- _Job_:
Return only those lines from the line containing "Give me the matplotlib source for this chart." to the line containing "from matplotlib.ticker import MultipleLocator", both included, and please omit the pictures.

- _Source data_:
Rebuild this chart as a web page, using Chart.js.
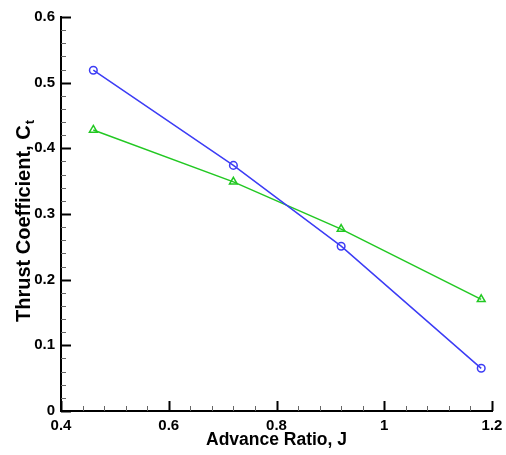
<!DOCTYPE html>
<html>
<head>
<meta charset="utf-8">
<script src="https://cdn.jsdelivr.net/npm/chart.js@4"></script>
<style>
  html, body { margin: 0; padding: 0; background: #fff; }
  #wrap { width: 506px; height: 455px; }
</style>
</head>
<body>
<div id="wrap"><canvas id="thrustChart"></canvas></div>
<script>
// advance ratio J and thrust coefficient
let advanceRatio = [0.46, 0.72, 0.92, 1.18];
let ctCircles = [0.519, 0.374, 0.251, 0.065];
let ctTriangles = [0.428, 0.349, 0.277, 0.170];

let xTitle = 'Advance Ratio, J';
let yTitle = 'Thrust Coefficient, C';
let ySub = 't';

const FONT = '"Liberation Sans", Arial, sans-serif';

function toPoints(xs, ys) {
    return xs.map((x, i) => ({ x: x, y: ys[i] }));
}

// Tecplot style ticks: drawn inward, 4 minor ticks between majors
const innerTicks = {
    id: 'innerTicks',
    afterDraw(chart) {
        const ctx = chart.ctx;
        const a = chart.chartArea;
        const xs = chart.scales.x, ys = chart.scales.y;
        ctx.save();
        for (let i = 0; i <= 30; i++) {
            const major = i % 5 === 0;
            const py = Math.round(ys.getPixelForValue(i * 0.02)) + 0.5;
            ctx.strokeStyle = major ? '#000' : '#666';
            ctx.lineWidth = major ? 2 : 1;
            ctx.beginPath();
            ctx.moveTo(a.left, py);
            ctx.lineTo(a.left + (major ? 10 : 5), py);
            ctx.stroke();
        }
        for (let i = 0; i <= 20; i++) {
            const major = i % 5 === 0;
            const px = Math.round(xs.getPixelForValue(0.4 + i * 0.04)) + 0.5;
            ctx.strokeStyle = major ? '#000' : '#666';
            ctx.lineWidth = major ? 2 : 1;
            ctx.beginPath();
            ctx.moveTo(px, a.bottom);
            ctx.lineTo(px, a.bottom - (major ? 10 : 5));
            ctx.stroke();
        }
        ctx.restore();
    }
};

// axis titles (the y title needs a subscript)
const axisTitles = {
    id: 'axisTitles',
    afterDraw(chart) {
        const ctx = chart.ctx;
        const a = chart.chartArea;
        ctx.save();
        ctx.fillStyle = '#000';
        ctx.font = 'bold 17.5px ' + FONT;
        ctx.textAlign = 'center';
        ctx.textBaseline = 'alphabetic';
        ctx.fillText(xTitle, (a.left + a.right) / 2, 445);

        ctx.translate(30, 322);
        ctx.rotate(-Math.PI / 2);
        ctx.textAlign = 'left';
        ctx.font = 'bold 20px ' + FONT;
        ctx.fillText(yTitle, 0, 0);
        const w = ctx.measureText(yTitle).width;
        ctx.font = 'bold 13px ' + FONT;
        ctx.fillText(ySub, w + 1, 4);
        ctx.restore();
    }
};

document.addEventListener("DOMContentLoaded", function() {
    let ctx = document.getElementById("thrustChart").getContext('2d');
    let thrustChart = new Chart(ctx, {
        type: 'line',
        data: {
            datasets: [{
                label: 'Ct circles',
                data: toPoints(advanceRatio, ctCircles),
                borderColor: '#3c3cf5',
                backgroundColor: 'rgba(0,0,0,0)',
                borderWidth: 1.5,
                pointStyle: 'circle',
                pointRadius: 3.8,
                pointBorderWidth: 1.5,
                pointBorderColor: '#3c3cf5',
                pointBackgroundColor: 'rgba(0,0,0,0)',
                tension: 0
            }, {
                label: 'Ct triangles',
                data: toPoints(advanceRatio, ctTriangles),
                borderColor: '#22c822',
                backgroundColor: 'rgba(0,0,0,0)',
                borderWidth: 1.5,
                pointStyle: 'triangle',
                pointRadius: 4.5,
                pointBorderWidth: 1.5,
                pointBorderColor: '#22c822',
                pointBackgroundColor: 'rgba(0,0,0,0)',
                tension: 0
            }]
        },
        options: {
            responsive: true,
            maintainAspectRatio: false,
            animation: false,
            layout: { padding: { left: 0, right: 14, top: 17, bottom: 0 } },
            plugins: {
                legend: { display: false },
                tooltip: { enabled: false }
            },
            scales: {
                x: {
                    type: 'linear',
                    min: 0.4,
                    max: 1.2,
                    grid: { display: false, drawTicks: false },
                    border: { display: true, color: '#000', width: 2 },
                    ticks: {
                        stepSize: 0.2,
                        padding: 6,
                        color: '#000',
                        maxRotation: 0,
                        font: { family: FONT, size: 15, weight: 'bold' },
                        callback: v => String(+v.toFixed(2))
                    },
                    afterFit(scale) {
                        scale.height = 44;
                        scale.paddingLeft = 0;
                        scale.paddingRight = 0;
                    }
                },
                y: {
                    type: 'linear',
                    min: 0,
                    max: 0.6,
                    grid: { display: false, drawTicks: false },
                    border: { display: true, color: '#000', width: 2 },
                    ticks: {
                        stepSize: 0.1,
                        padding: 6,
                        color: '#000',
                        font: { family: FONT, size: 15, weight: 'bold' },
                        callback: v => String(+v.toFixed(2))
                    },
                    afterFit(scale) {
                        scale.width = 61;
                        scale.paddingTop = 0;
                        scale.paddingBottom = 0;
                    }
                }
            }
        },
        plugins: [innerTicks, axisTitles]
    });
});
</script>
</body>
</html>
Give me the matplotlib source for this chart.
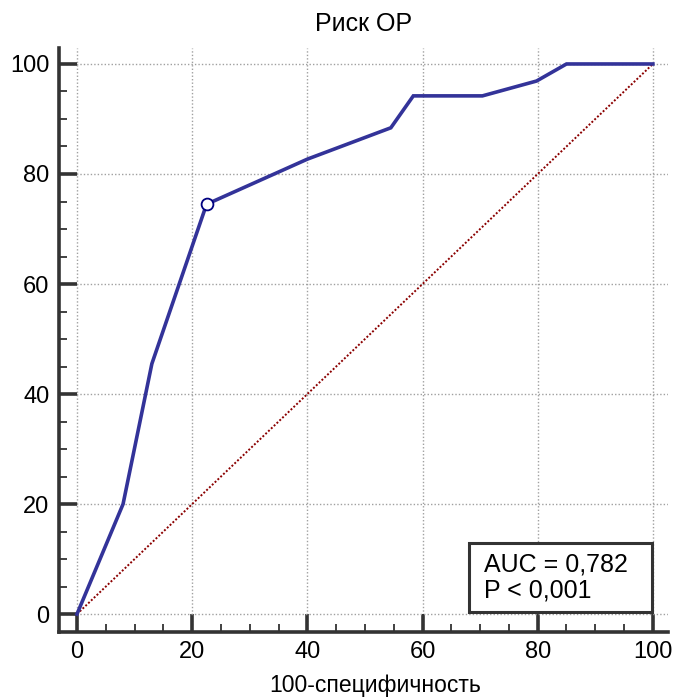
import matplotlib
matplotlib.use("Agg")
import matplotlib.pyplot as plt
from matplotlib.patches import Rectangle
from matplotlib.ticker import MultipleLocator

# ROC curve points
fpr = [0, 8.0, 13.0, 22.5, 40.0, 54.5, 58.4, 70.4, 79.8, 85.0, 100]
tpr = [0, 20.0, 45.5, 74.5, 82.7, 88.4, 94.2, 94.2, 96.9, 100, 100]
cut_x, cut_y = 22.5, 74.5
auc_text = "AUC = 0,782\nP < 0,001"

plt.rcParams['font.family'] = ['Liberation Sans', 'DejaVu Sans']

fig = plt.figure(figsize=(6.75, 6.97), dpi=100)
ax = fig.add_axes([0.0874, 0.0937, 0.902, 0.8374])

ax.plot([0, 100], [0, 100], linestyle=(0, (1, 1)), color='#8b0000', lw=1.4, zorder=2)
ax.plot(fpr, tpr, color='#333399', lw=2.6, zorder=3, solid_joinstyle='miter')
ax.plot([cut_x], [cut_y], 'o', ms=8.5, mfc='white', mec='#000080', mew=1.3, zorder=4)

ax.set_xlim(-3.125, 102.6)
ax.set_ylim(-3.2, 102.9)
ax.xaxis.set_major_locator(MultipleLocator(20))
ax.xaxis.set_minor_locator(MultipleLocator(5))
ax.yaxis.set_major_locator(MultipleLocator(20))
ax.yaxis.set_minor_locator(MultipleLocator(5))

ax.grid(True, which='major', linestyle=(0, (1, 1.5)), color='#a0a0a0', lw=1.0, zorder=1)

for s in ['top', 'right']:
    ax.spines[s].set_visible(False)
for s in ['left', 'bottom']:
    ax.spines[s].set_linewidth(2.6)
    ax.spines[s].set_color('#333333')

ax.tick_params(which='major', direction='in', length=13, width=2.6, color='#333333',
               labelsize=17, pad=7)
ax.tick_params(which='minor', direction='in', length=6, width=1.3, color='#333333')

ax.set_title('Риск ОР', fontsize=18, pad=12)
ax.set_xlabel('100-специфичность', fontsize=16.5)
ax.xaxis.set_label_coords(0.52, -0.072)

# AUC box
ax.add_patch(Rectangle((0.673, 0.0337), 0.301, 0.118, transform=ax.transAxes,
                       fc='white', ec='#333333', lw=2.2, zorder=5))
ax.text(0.698, 0.093, auc_text, transform=ax.transAxes, ha='left', va='center',
        fontsize=18, linespacing=1.1, zorder=6)

fig.savefig('out.png', dpi=100)
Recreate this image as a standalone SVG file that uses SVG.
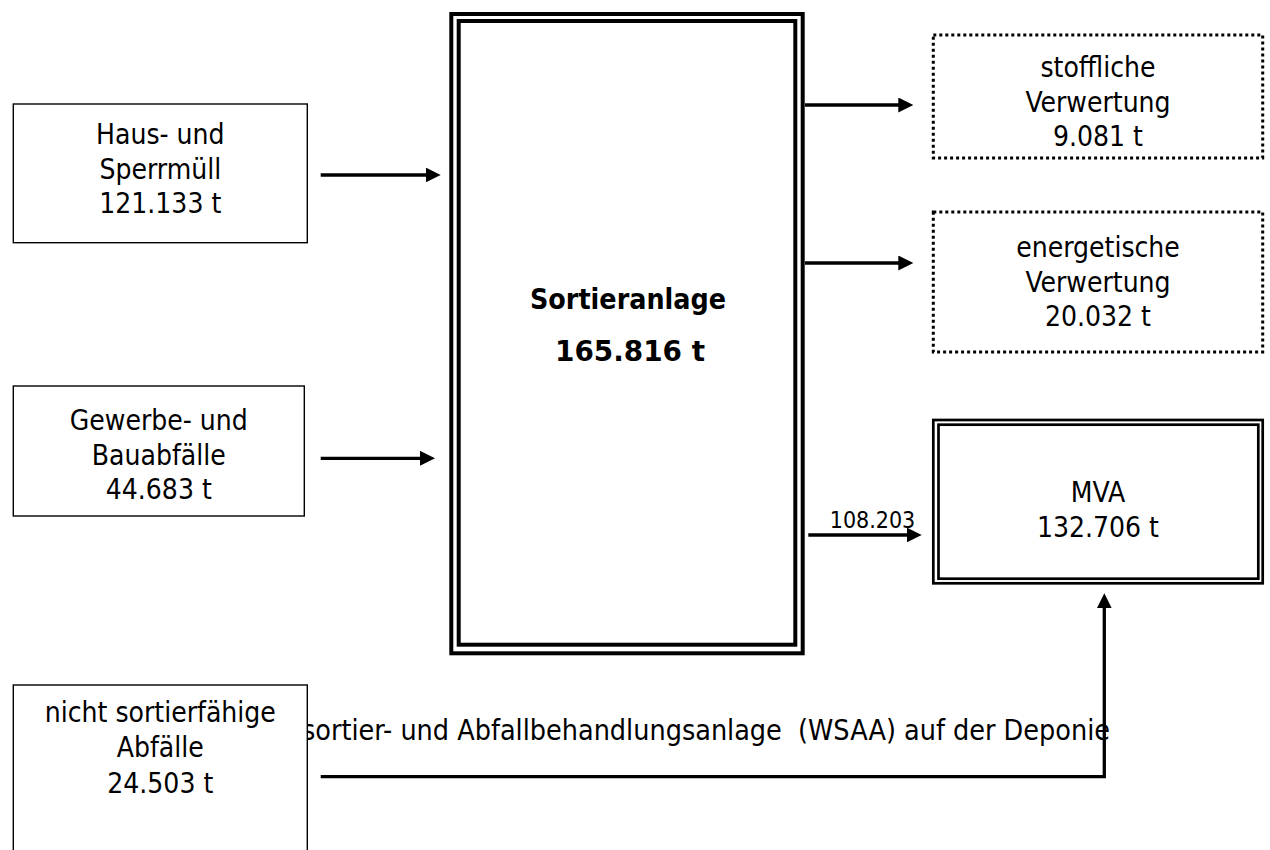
<svg xmlns="http://www.w3.org/2000/svg" width="1270" height="850" viewBox="0 0 1270 850">
<style>
.t{font-family:"DejaVu Sans Condensed","DejaVu Sans",sans-serif;font-stretch:condensed;font-size:28px;fill:#000;text-anchor:middle}
.b{font-weight:bold;font-size:28px}
.box{fill:#fff;stroke:#000;stroke-width:1.4}
.dbl{fill:none;stroke:#000;stroke-width:4}
.dbl2{fill:none;stroke:#000;stroke-width:2.7}
.dot{fill:#fff;stroke:#000;stroke-width:3;stroke-dasharray:3 3}
.c{fill:none;stroke:#000;stroke-width:3.3}
</style>
<defs>
<marker id="ah" markerUnits="userSpaceOnUse" markerWidth="17" markerHeight="17" refX="2" refY="7.5" orient="auto">
<path d="M0,0 L15,7.5 L0,15 Z" fill="#000"/>
</marker>
</defs>
<rect width="1270" height="850" fill="#fff"/>
<text class="t" x="302" y="740" textLength="808" lengthAdjust="spacingAndGlyphs" xml:space="preserve" style="text-anchor:start">sortier- und Abfallbehandlungsanlage  (WSAA) auf der Deponie</text>
<g id="connectors">
<line class="c" x1="320.7" y1="175" x2="427.7" y2="175" marker-end="url(#ah)"/>
<line class="c" x1="320.7" y1="458.3" x2="422" y2="458.3" marker-end="url(#ah)"/>
<line class="c" x1="805" y1="105" x2="900.3" y2="105" marker-end="url(#ah)"/>
<line class="c" x1="805" y1="263" x2="900.3" y2="263" marker-end="url(#ah)"/>
<line class="c" x1="808.3" y1="535" x2="908.7" y2="535" marker-end="url(#ah)"/>
<path class="c" d="M320.7,776.7 H1104.3 V606.3" marker-end="url(#ah)"/>
<text class="t" x="872.5" y="528" style="font-size:23px">108.203</text>
</g>
<g id="haus">
<rect class="box" x="13.3" y="104" width="294" height="138.7"/>
<text class="t" x="160.3" y="144">Haus- und</text>
<text class="t" x="160.3" y="178.5">Sperrmüll</text>
<text class="t" x="160.3" y="213">121.133 t</text>
</g>
<g id="gewerbe">
<rect class="box" x="13.3" y="386" width="291" height="130"/>
<text class="t" x="158.8" y="430">Gewerbe- und</text>
<text class="t" x="158.8" y="464.5">Bauabfälle</text>
<text class="t" x="158.8" y="499">44.683 t</text>
</g>
<g id="nicht">
<rect class="box" x="13.3" y="685" width="294" height="200"/>
<text class="t" x="160.3" y="722">nicht sortierfähige</text>
<text class="t" x="160.3" y="757">Abfälle</text>
<text class="t" x="160.3" y="793">24.503 t</text>
</g>
<g id="sortieranlage">
<rect class="dbl" x="451.3" y="14" width="351.4" height="639.3"/>
<rect class="dbl" x="458.7" y="21" width="336.6" height="623.7"/>
<text class="t b" x="628" y="309" textLength="196" lengthAdjust="spacingAndGlyphs">Sortieranlage</text>
<text class="t b" x="630" y="361" textLength="150" lengthAdjust="spacingAndGlyphs">165.816 t</text>
</g>
<g id="stoffliche">
<rect class="dot" x="933.3" y="35" width="329.4" height="123"/>
<text class="t" x="1098" y="77">stoffliche</text>
<text class="t" x="1098" y="111.5">Verwertung</text>
<text class="t" x="1098" y="146">9.081 t</text>
</g>
<g id="energetische">
<rect class="dot" x="933.3" y="212" width="329.4" height="140"/>
<text class="t" x="1098" y="257">energetische</text>
<text class="t" x="1098" y="291.5">Verwertung</text>
<text class="t" x="1098" y="326">20.032 t</text>
</g>
<g id="mva">
<rect class="dbl2" x="933.3" y="420" width="329.4" height="163.3"/>
<rect class="dbl2" x="938.5" y="424.7" width="319.8" height="154"/>
<text class="t" x="1098" y="502">MVA</text>
<text class="t" x="1098" y="537">132.706 t</text>
</g>
</svg>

- _Task solution_:
Give me the matplotlib source for this chart.
import matplotlib
matplotlib.use("Agg")
import matplotlib.pyplot as plt
from matplotlib.patches import Rectangle
from matplotlib.ticker import MultipleLocator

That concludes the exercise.